> [SUPPLIED RECORDS]
┄┄┄┄┄┄

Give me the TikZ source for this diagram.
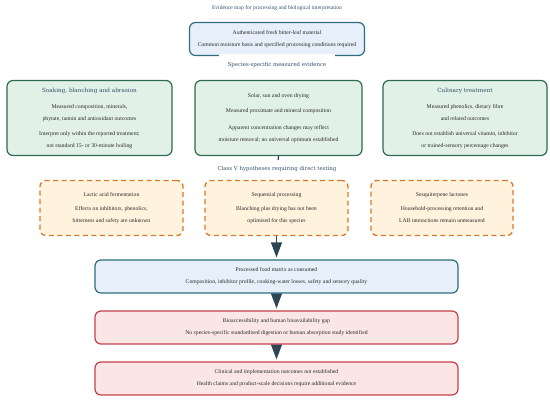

┄┄┄┄┄┄

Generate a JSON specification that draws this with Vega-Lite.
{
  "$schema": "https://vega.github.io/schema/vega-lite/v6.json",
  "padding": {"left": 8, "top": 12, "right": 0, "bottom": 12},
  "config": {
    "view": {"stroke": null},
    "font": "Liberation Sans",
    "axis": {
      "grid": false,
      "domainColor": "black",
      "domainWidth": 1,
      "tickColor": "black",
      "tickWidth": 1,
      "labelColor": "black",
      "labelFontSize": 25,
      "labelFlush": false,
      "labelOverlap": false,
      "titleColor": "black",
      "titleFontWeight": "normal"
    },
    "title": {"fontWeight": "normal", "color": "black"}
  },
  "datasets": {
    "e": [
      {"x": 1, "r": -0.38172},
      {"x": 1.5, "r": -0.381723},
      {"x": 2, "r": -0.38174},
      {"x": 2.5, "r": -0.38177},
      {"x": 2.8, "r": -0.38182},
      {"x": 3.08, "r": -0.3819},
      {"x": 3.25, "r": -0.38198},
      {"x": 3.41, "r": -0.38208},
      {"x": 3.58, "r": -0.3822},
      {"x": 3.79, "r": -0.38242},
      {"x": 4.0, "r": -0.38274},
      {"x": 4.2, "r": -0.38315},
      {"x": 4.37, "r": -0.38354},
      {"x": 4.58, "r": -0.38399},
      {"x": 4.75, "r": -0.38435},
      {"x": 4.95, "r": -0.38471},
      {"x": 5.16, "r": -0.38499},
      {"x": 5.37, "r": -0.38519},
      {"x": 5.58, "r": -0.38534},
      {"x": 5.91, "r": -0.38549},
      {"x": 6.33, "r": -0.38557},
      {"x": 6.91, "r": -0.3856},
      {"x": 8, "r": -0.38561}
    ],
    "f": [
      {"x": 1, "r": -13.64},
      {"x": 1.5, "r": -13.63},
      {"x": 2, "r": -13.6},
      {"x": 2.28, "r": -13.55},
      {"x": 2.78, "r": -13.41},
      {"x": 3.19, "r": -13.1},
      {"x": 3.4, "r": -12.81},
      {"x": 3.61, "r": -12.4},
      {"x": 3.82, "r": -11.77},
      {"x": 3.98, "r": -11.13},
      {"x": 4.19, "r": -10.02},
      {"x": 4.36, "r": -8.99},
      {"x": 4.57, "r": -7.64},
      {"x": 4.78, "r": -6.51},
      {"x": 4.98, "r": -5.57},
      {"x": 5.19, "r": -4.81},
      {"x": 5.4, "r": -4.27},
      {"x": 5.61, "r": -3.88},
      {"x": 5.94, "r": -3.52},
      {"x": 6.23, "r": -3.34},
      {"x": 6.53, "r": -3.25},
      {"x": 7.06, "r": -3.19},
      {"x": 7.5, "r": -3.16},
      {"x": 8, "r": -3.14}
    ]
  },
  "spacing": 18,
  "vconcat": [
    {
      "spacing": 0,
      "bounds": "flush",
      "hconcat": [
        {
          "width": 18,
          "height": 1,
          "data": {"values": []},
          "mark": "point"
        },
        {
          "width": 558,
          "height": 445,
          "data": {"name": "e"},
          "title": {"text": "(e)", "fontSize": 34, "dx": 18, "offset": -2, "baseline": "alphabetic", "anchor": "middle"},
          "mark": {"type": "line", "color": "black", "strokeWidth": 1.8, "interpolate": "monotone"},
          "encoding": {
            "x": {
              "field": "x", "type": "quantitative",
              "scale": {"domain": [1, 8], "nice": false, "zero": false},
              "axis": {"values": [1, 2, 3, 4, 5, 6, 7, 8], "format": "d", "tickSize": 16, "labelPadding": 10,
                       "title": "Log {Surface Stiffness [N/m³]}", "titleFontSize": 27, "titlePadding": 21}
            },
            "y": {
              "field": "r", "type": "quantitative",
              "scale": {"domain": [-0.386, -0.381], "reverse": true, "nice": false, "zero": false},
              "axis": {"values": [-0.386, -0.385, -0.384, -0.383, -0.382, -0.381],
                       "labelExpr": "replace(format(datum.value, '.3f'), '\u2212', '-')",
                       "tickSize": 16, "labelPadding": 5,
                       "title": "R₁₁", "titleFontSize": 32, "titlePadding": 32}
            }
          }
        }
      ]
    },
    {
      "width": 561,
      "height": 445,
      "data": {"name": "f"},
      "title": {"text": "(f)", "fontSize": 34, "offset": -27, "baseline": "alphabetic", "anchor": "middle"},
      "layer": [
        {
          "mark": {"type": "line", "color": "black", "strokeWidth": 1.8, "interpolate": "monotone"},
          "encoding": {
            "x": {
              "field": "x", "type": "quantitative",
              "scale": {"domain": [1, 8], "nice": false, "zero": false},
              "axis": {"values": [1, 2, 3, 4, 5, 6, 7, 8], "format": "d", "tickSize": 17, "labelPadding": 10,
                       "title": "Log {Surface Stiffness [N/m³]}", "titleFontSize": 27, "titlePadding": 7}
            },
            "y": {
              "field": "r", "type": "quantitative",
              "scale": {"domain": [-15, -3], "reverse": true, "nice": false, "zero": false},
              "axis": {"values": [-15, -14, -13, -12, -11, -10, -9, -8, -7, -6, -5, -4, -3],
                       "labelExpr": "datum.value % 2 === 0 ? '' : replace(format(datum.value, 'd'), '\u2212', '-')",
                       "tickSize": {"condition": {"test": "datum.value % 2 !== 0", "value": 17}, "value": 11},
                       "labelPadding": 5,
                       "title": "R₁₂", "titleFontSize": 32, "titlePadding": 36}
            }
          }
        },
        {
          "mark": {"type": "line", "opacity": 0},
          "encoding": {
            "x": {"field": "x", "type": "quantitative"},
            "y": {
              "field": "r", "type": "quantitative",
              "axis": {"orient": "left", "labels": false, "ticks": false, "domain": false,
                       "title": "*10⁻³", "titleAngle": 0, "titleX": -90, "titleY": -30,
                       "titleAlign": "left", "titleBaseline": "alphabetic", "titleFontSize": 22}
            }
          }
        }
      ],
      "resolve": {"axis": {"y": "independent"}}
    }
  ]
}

┄┄┄┄┄┄

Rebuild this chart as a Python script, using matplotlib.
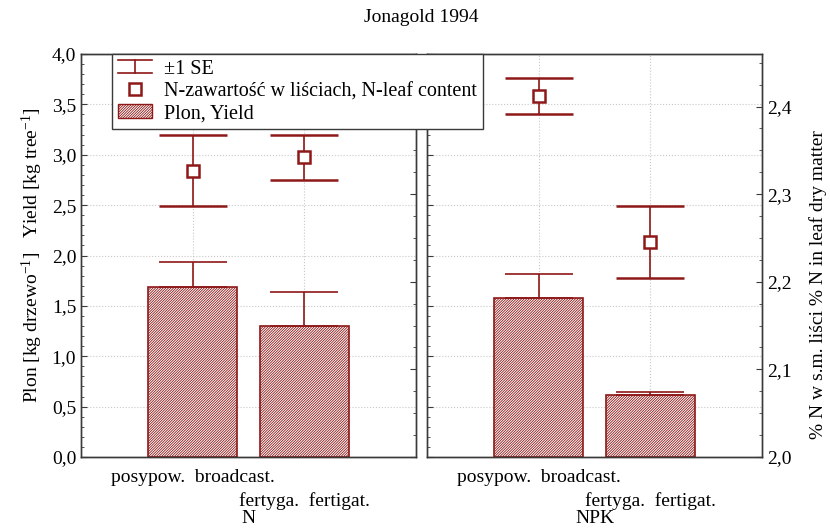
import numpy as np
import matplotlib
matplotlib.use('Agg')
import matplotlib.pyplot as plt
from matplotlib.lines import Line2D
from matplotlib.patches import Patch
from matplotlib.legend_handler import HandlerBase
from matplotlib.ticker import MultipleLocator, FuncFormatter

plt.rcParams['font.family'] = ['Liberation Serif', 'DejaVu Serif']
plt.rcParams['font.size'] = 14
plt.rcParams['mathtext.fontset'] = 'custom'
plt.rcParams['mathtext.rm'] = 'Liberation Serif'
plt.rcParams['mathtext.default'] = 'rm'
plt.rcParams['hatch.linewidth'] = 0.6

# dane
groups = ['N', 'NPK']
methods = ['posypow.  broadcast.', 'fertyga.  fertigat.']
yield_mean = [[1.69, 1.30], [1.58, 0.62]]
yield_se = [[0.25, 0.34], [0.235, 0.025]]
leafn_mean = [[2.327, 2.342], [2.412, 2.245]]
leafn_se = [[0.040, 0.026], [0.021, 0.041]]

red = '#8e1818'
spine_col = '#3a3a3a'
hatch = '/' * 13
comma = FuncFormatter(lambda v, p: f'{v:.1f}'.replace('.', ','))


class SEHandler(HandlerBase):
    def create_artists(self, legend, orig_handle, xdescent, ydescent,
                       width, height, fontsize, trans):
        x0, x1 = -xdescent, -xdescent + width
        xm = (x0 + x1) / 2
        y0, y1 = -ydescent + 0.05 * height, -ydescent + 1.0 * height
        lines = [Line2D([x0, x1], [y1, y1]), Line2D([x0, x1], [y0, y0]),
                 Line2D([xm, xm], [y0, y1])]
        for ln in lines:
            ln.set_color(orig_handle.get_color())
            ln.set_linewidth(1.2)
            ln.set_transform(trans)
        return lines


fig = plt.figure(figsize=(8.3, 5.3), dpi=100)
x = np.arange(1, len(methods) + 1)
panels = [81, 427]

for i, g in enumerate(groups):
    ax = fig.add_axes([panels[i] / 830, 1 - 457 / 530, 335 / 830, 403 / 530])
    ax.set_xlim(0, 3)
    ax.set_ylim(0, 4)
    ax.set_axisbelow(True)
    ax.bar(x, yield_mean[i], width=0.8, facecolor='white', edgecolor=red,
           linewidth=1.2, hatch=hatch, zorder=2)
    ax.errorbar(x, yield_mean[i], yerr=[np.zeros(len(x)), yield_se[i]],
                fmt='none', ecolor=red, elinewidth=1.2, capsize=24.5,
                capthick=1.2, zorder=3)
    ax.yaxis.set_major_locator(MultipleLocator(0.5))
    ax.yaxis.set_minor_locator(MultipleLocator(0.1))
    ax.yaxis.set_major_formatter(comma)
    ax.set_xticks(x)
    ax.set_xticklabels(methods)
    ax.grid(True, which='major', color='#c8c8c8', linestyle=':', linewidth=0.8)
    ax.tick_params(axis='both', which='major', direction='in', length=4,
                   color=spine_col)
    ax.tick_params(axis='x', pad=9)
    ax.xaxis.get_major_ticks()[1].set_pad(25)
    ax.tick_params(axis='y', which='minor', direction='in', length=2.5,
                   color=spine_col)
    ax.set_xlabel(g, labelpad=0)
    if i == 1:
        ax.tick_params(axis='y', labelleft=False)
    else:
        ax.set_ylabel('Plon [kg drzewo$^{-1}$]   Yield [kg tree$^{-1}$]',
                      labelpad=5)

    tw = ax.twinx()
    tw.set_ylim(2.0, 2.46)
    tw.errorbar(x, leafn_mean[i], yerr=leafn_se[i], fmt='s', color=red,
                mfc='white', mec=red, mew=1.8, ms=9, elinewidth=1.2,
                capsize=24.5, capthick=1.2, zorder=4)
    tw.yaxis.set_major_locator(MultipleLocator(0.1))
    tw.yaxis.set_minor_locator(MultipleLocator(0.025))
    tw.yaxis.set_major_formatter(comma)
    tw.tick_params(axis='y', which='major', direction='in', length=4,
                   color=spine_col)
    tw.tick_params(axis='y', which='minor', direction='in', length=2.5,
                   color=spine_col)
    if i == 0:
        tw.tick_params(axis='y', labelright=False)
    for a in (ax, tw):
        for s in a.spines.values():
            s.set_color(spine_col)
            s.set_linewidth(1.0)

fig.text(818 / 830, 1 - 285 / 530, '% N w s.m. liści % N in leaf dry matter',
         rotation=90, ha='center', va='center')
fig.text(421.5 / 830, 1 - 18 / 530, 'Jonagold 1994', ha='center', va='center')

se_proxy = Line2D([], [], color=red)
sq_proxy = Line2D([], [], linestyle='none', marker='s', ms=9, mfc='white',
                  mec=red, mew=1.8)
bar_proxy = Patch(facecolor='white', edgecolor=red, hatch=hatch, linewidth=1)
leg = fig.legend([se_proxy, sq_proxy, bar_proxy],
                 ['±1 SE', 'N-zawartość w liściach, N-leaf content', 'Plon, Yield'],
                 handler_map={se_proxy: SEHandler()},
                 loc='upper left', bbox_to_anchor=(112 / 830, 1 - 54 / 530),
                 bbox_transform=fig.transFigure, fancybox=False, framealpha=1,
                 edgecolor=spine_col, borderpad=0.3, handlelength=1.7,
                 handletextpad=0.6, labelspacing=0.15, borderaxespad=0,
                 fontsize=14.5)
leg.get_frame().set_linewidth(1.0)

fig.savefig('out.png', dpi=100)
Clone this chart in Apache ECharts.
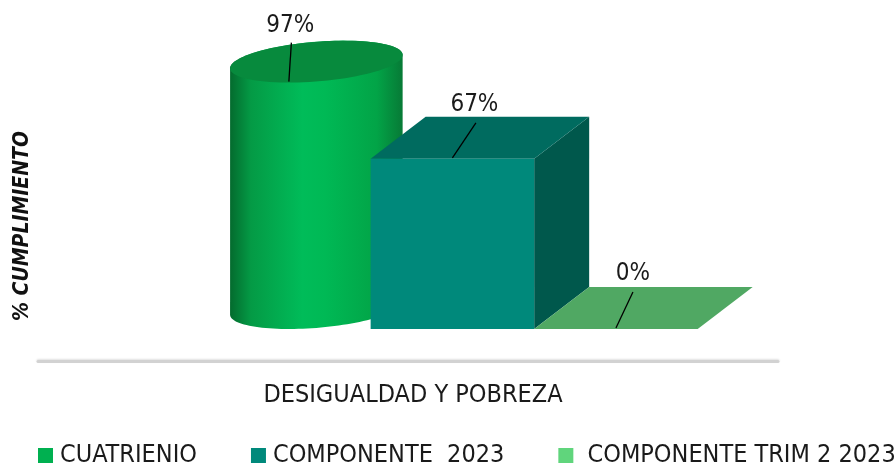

┄┄┄┄┄┄

> [EXERCISE REQUIREMENTS]
Nothing but the lines above, starting at the line that contains "Rebuild this chart" and ending at the line that contains "comma = FuncFormatter(lambda", should be given again, exactly and without the pictures.

> [RESULT OF THIS TASK]
Rebuild this chart as a Python script, using matplotlib.
import numpy as np
import matplotlib
matplotlib.use('Agg')
import matplotlib.pyplot as plt
from matplotlib.lines import Line2D
from matplotlib.patches import Patch
from matplotlib.legend_handler import HandlerBase
from matplotlib.ticker import MultipleLocator, FuncFormatter

plt.rcParams['font.family'] = ['Liberation Serif', 'DejaVu Serif']
plt.rcParams['font.size'] = 14
plt.rcParams['mathtext.fontset'] = 'custom'
plt.rcParams['mathtext.rm'] = 'Liberation Serif'
plt.rcParams['mathtext.default'] = 'rm'
plt.rcParams['hatch.linewidth'] = 0.6

# dane
groups = ['N', 'NPK']
methods = ['posypow.  broadcast.', 'fertyga.  fertigat.']
yield_mean = [[1.69, 1.30], [1.58, 0.62]]
yield_se = [[0.25, 0.34], [0.235, 0.025]]
leafn_mean = [[2.327, 2.342], [2.412, 2.245]]
leafn_se = [[0.040, 0.026], [0.021, 0.041]]

red = '#8e1818'
spine_col = '#3a3a3a'
hatch = '/' * 13
comma = FuncFormatter(lambda v, p: f'{v:.1f}'.replace('.', ','))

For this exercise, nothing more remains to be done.